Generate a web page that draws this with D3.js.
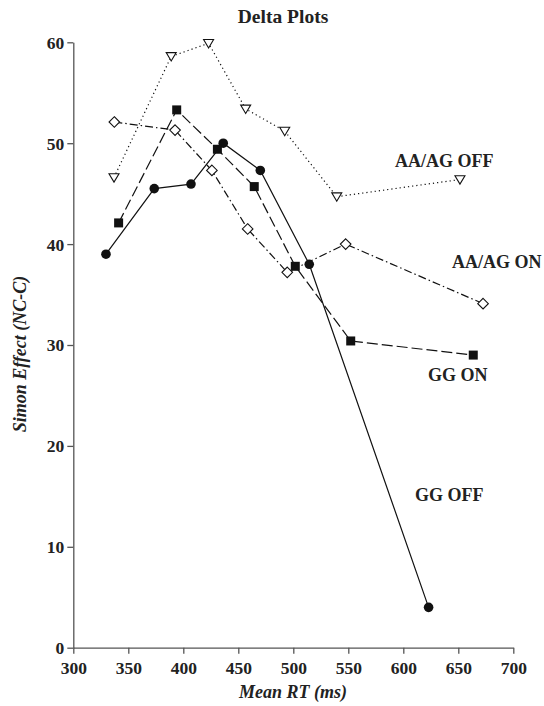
<!DOCTYPE html>
<html>
<head>
<meta charset="utf-8">
<script src="https://cdn.jsdelivr.net/npm/d3@7"></script>
<style>
  body { margin: 0; background: #fff; }
  svg text { font-family: "Liberation Serif", "Times New Roman", serif; font-weight: bold; fill: #222; }
</style>
</head>
<body>
<svg id="chart" width="544" height="706"></svg>
<script>
const xTicks = [300, 350, 400, 450, 500, 550, 600, 650, 700];
const yTicks = [0, 10, 20, 30, 40, 50, 60];

const ggOffRT = [329.7, 373.6, 407, 436.3, 470, 514.5, 623];
const ggOffEffect = [39.0, 45.5, 45.95, 50.0, 47.3, 38.0, 4.0];

const ggOnRT = [341.2, 394, 431, 464.5, 501.8, 552.2, 663.6];
const ggOnEffect = [42.1, 53.3, 49.4, 45.7, 37.8, 30.4, 29.0];

const aaOnRT = [337.3, 392.5, 426, 458.5, 494.5, 547.6, 672.5];
const aaOnEffect = [52.1, 51.3, 47.3, 41.5, 37.2, 40.0, 34.1];

const aaOffRT = [337, 389, 423, 456.7, 492.2, 539.5, 651.5];
const aaOffEffect = [46.6, 58.6, 59.9, 53.4, 51.2, 44.7, 46.4];

const seriesNames = ["GG OFF", "GG ON", "AA/AG ON", "AA/AG OFF"];

const svg = d3.select("#chart");

const x = d3.scaleLinear().domain([300, 700]).range([73.3, 513.3]);
const y = d3.scaleLinear().domain([0, 60]).range([647.7, 42.3]);

const series = [
  { name: seriesNames[0], rt: ggOffRT, eff: ggOffEffect, dash: null, marker: "circle", label: [610.6, 14.5] },
  { name: seriesNames[1], rt: ggOnRT, eff: ggOnEffect, dash: "11,4", marker: "square", label: [622.5, 26.4] },
  { name: seriesNames[2], rt: aaOnRT, eff: aaOnEffect, dash: "8,3,1.5,3", marker: "diamond", label: [644.3, 37.6] },
  { name: seriesNames[3], rt: aaOffRT, eff: aaOffEffect, dash: "1.2,3", marker: "triangle", label: [592.4, 47.6] }
];

// axes
const xAxis = d3.axisBottom(x).tickValues(xTicks).tickSize(6).tickSizeOuter(0).tickPadding(5);
const yAxis = d3.axisLeft(y).tickValues(yTicks).tickSize(6).tickSizeOuter(0).tickPadding(6);

const gx = svg.append("g").attr("transform", `translate(0,${y(0)})`).call(xAxis);
const gy = svg.append("g").attr("transform", `translate(${x(300)},0)`).call(yAxis);

[gx, gy].forEach((g) => {
  g.select(".domain").attr("stroke", "#555").attr("stroke-width", 1.3);
  g.selectAll(".tick line").attr("stroke", "#555").attr("stroke-width", 1.3);
  g.selectAll(".tick text")
    .attr("font-size", 17.5)
    .attr("font-family", "Liberation Serif, serif")
    .attr("font-weight", "bold")
    .attr("fill", "#222");
});
gx.selectAll(".tick text").attr("dy", "0.9em");
gy.selectAll(".tick text").attr("dy", "0.34em").attr("x", -9);

// lines
const line = d3.line().x((d) => x(d[0])).y((d) => y(d[1]));

series.forEach((s) => {
  const pts = s.rt.map((v, i) => [v, s.eff[i]]);
  svg.append("path")
    .datum(pts)
    .attr("d", line)
    .attr("fill", "none")
    .attr("stroke", "#111")
    .attr("stroke-width", 1.2)
    .attr("stroke-dasharray", s.dash);
});

// markers
series.forEach((s) => {
  const pts = s.rt.map((v, i) => [v, s.eff[i]]);
  const g = svg.append("g");
  pts.forEach((p) => {
    const cx = x(p[0]), cy = y(p[1]);
    if (s.marker === "circle") {
      g.append("circle").attr("cx", cx).attr("cy", cy).attr("r", 4.8).attr("fill", "#111");
    } else if (s.marker === "square") {
      g.append("rect").attr("x", cx - 4.5).attr("y", cy - 4.5).attr("width", 9).attr("height", 9).attr("fill", "#111");
    } else if (s.marker === "diamond") {
      g.append("path")
        .attr("d", `M${cx},${cy - 5.3}L${cx + 5.3},${cy}L${cx},${cy + 5.3}L${cx - 5.3},${cy}Z`)
        .attr("fill", "#fff").attr("stroke", "#111").attr("stroke-width", 1.1);
    } else {
      g.append("path")
        .attr("d", `M${cx - 5},${cy - 3.8}L${cx + 5},${cy - 3.8}L${cx},${cy + 4.6}Z`)
        .attr("fill", "#fff").attr("stroke", "#111").attr("stroke-width", 1.1);
    }
  });
  svg.append("text")
    .attr("x", x(s.label[0]))
    .attr("y", y(s.label[1]))
    .attr("font-size", 18)
    .text(s.name);
});

// titles
svg.append("text")
  .attr("x", 283)
  .attr("y", 23)
  .attr("text-anchor", "middle")
  .attr("font-size", 19.5)
  .text("Delta Plots");

svg.append("text")
  .attr("x", 293)
  .attr("y", 698)
  .attr("text-anchor", "middle")
  .attr("font-size", 18)
  .attr("font-style", "italic")
  .text("Mean RT (ms)");

svg.append("text")
  .attr("transform", "translate(26,354) rotate(-90)")
  .attr("text-anchor", "middle")
  .attr("font-size", 18)
  .attr("font-style", "italic")
  .text("Simon Effect (NC-C)");
</script>
</body>
</html>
--------------------
Work required:
Copy out the listing exactly as it stands, but not the pictures.

Final answer:
Generate a web page that draws this with D3.js.
<!DOCTYPE html>
<html>
<head>
<meta charset="utf-8">
<script src="https://cdn.jsdelivr.net/npm/d3@7"></script>
<style>
  body { margin: 0; background: #fff; }
  svg text { font-family: "Liberation Serif", "Times New Roman", serif; font-weight: bold; fill: #222; }
</style>
</head>
<body>
<svg id="chart" width="544" height="706"></svg>
<script>
const xTicks = [300, 350, 400, 450, 500, 550, 600, 650, 700];
const yTicks = [0, 10, 20, 30, 40, 50, 60];

const ggOffRT = [329.7, 373.6, 407, 436.3, 470, 514.5, 623];
const ggOffEffect = [39.0, 45.5, 45.95, 50.0, 47.3, 38.0, 4.0];

const ggOnRT = [341.2, 394, 431, 464.5, 501.8, 552.2, 663.6];
const ggOnEffect = [42.1, 53.3, 49.4, 45.7, 37.8, 30.4, 29.0];

const aaOnRT = [337.3, 392.5, 426, 458.5, 494.5, 547.6, 672.5];
const aaOnEffect = [52.1, 51.3, 47.3, 41.5, 37.2, 40.0, 34.1];

const aaOffRT = [337, 389, 423, 456.7, 492.2, 539.5, 651.5];
const aaOffEffect = [46.6, 58.6, 59.9, 53.4, 51.2, 44.7, 46.4];

const seriesNames = ["GG OFF", "GG ON", "AA/AG ON", "AA/AG OFF"];

const svg = d3.select("#chart");

const x = d3.scaleLinear().domain([300, 700]).range([73.3, 513.3]);
const y = d3.scaleLinear().domain([0, 60]).range([647.7, 42.3]);

const series = [
  { name: seriesNames[0], rt: ggOffRT, eff: ggOffEffect, dash: null, marker: "circle", label: [610.6, 14.5] },
  { name: seriesNames[1], rt: ggOnRT, eff: ggOnEffect, dash: "11,4", marker: "square", label: [622.5, 26.4] },
  { name: seriesNames[2], rt: aaOnRT, eff: aaOnEffect, dash: "8,3,1.5,3", marker: "diamond", label: [644.3, 37.6] },
  { name: seriesNames[3], rt: aaOffRT, eff: aaOffEffect, dash: "1.2,3", marker: "triangle", label: [592.4, 47.6] }
];

// axes
const xAxis = d3.axisBottom(x).tickValues(xTicks).tickSize(6).tickSizeOuter(0).tickPadding(5);
const yAxis = d3.axisLeft(y).tickValues(yTicks).tickSize(6).tickSizeOuter(0).tickPadding(6);

const gx = svg.append("g").attr("transform", `translate(0,${y(0)})`).call(xAxis);
const gy = svg.append("g").attr("transform", `translate(${x(300)},0)`).call(yAxis);

[gx, gy].forEach((g) => {
  g.select(".domain").attr("stroke", "#555").attr("stroke-width", 1.3);
  g.selectAll(".tick line").attr("stroke", "#555").attr("stroke-width", 1.3);
  g.selectAll(".tick text")
    .attr("font-size", 17.5)
    .attr("font-family", "Liberation Serif, serif")
    .attr("font-weight", "bold")
    .attr("fill", "#222");
});
gx.selectAll(".tick text").attr("dy", "0.9em");
gy.selectAll(".tick text").attr("dy", "0.34em").attr("x", -9);

// lines
const line = d3.line().x((d) => x(d[0])).y((d) => y(d[1]));

series.forEach((s) => {
  const pts = s.rt.map((v, i) => [v, s.eff[i]]);
  svg.append("path")
    .datum(pts)
    .attr("d", line)
    .attr("fill", "none")
    .attr("stroke", "#111")
    .attr("stroke-width", 1.2)
    .attr("stroke-dasharray", s.dash);
});

// markers
series.forEach((s) => {
  const pts = s.rt.map((v, i) => [v, s.eff[i]]);
  const g = svg.append("g");
  pts.forEach((p) => {
    const cx = x(p[0]), cy = y(p[1]);
    if (s.marker === "circle") {
      g.append("circle").attr("cx", cx).attr("cy", cy).attr("r", 4.8).attr("fill", "#111");
    } else if (s.marker === "square") {
      g.append("rect").attr("x", cx - 4.5).attr("y", cy - 4.5).attr("width", 9).attr("height", 9).attr("fill", "#111");
    } else if (s.marker === "diamond") {
      g.append("path")
        .attr("d", `M${cx},${cy - 5.3}L${cx + 5.3},${cy}L${cx},${cy + 5.3}L${cx - 5.3},${cy}Z`)
        .attr("fill", "#fff").attr("stroke", "#111").attr("stroke-width", 1.1);
    } else {
      g.append("path")
        .attr("d", `M${cx - 5},${cy - 3.8}L${cx + 5},${cy - 3.8}L${cx},${cy + 4.6}Z`)
        .attr("fill", "#fff").attr("stroke", "#111").attr("stroke-width", 1.1);
    }
  });
  svg.append("text")
    .attr("x", x(s.label[0]))
    .attr("y", y(s.label[1]))
    .attr("font-size", 18)
    .text(s.name);
});

// titles
svg.append("text")
  .attr("x", 283)
  .attr("y", 23)
  .attr("text-anchor", "middle")
  .attr("font-size", 19.5)
  .text("Delta Plots");

svg.append("text")
  .attr("x", 293)
  .attr("y", 698)
  .attr("text-anchor", "middle")
  .attr("font-size", 18)
  .attr("font-style", "italic")
  .text("Mean RT (ms)");

svg.append("text")
  .attr("transform", "translate(26,354) rotate(-90)")
  .attr("text-anchor", "middle")
  .attr("font-size", 18)
  .attr("font-style", "italic")
  .text("Simon Effect (NC-C)");
</script>
</body>
</html>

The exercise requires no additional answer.